Con la massa monetaria globale M3 scesa al 5%, la M2 crollata del 12% in agosto, il mercato dei Commercial Paper contratto da 1,6 trilioni a 1,2 trilioni di dollari dallo scorso mese di maggio, con il Moltiplicatore Monetario della Fed di St. Louis sotto quota 0 e la massa monetaria M3 che in Europa si è contratta dell’1% da aprile, c’è poco da perdere tempo se non vogliamo che l’inverno si trasformi nell’incubatrice della deflazione che colpirà il mondo il prossimo anno dicendo addio a tutte le speranze di recupero.

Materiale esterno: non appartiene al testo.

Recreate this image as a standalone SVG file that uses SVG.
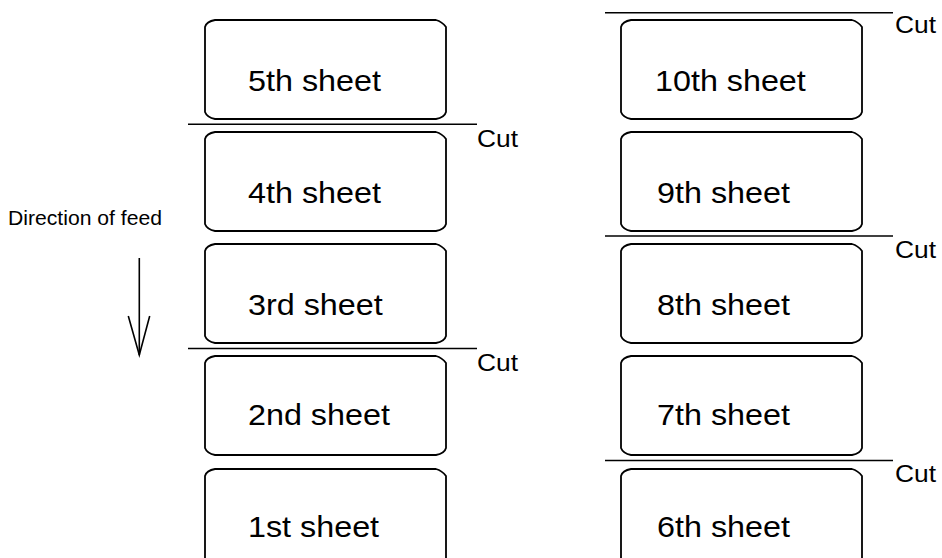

Ma di questo, purtroppo, non si è parlato al G20 di Pittsburgh, ennesima occasione sprecata in una paradossale girandola di trovate populistiche e photo opportunities. Anzi no, un risultato lo ha sortito il vertice e l’atmosfera da caccia alle streghe finanziaria che lo contornava: Brevan Howard, il più grande hedge fund britannico, ha reso noto sabato che aprirà un ufficio in Svizzera, mossa che da molti viene vista come inizio dell’esodo per paura che le restrizioni richieste dall’asse franco-tedesco e la nuova aliquota di tassazione decisa dal governo di Gordon Brown che entreranno in vigore il prossimo aprile devastino del tutto il mercato.
Ma si sa, è più facile mettere il bastone tra le ruote agli hedge fund che intervenire seriamente sulla crisi e sui suoi sviluppi futuri: i quali, dati alla mano, avete notato che non paiono affatto dei più rosei. Per nessuno.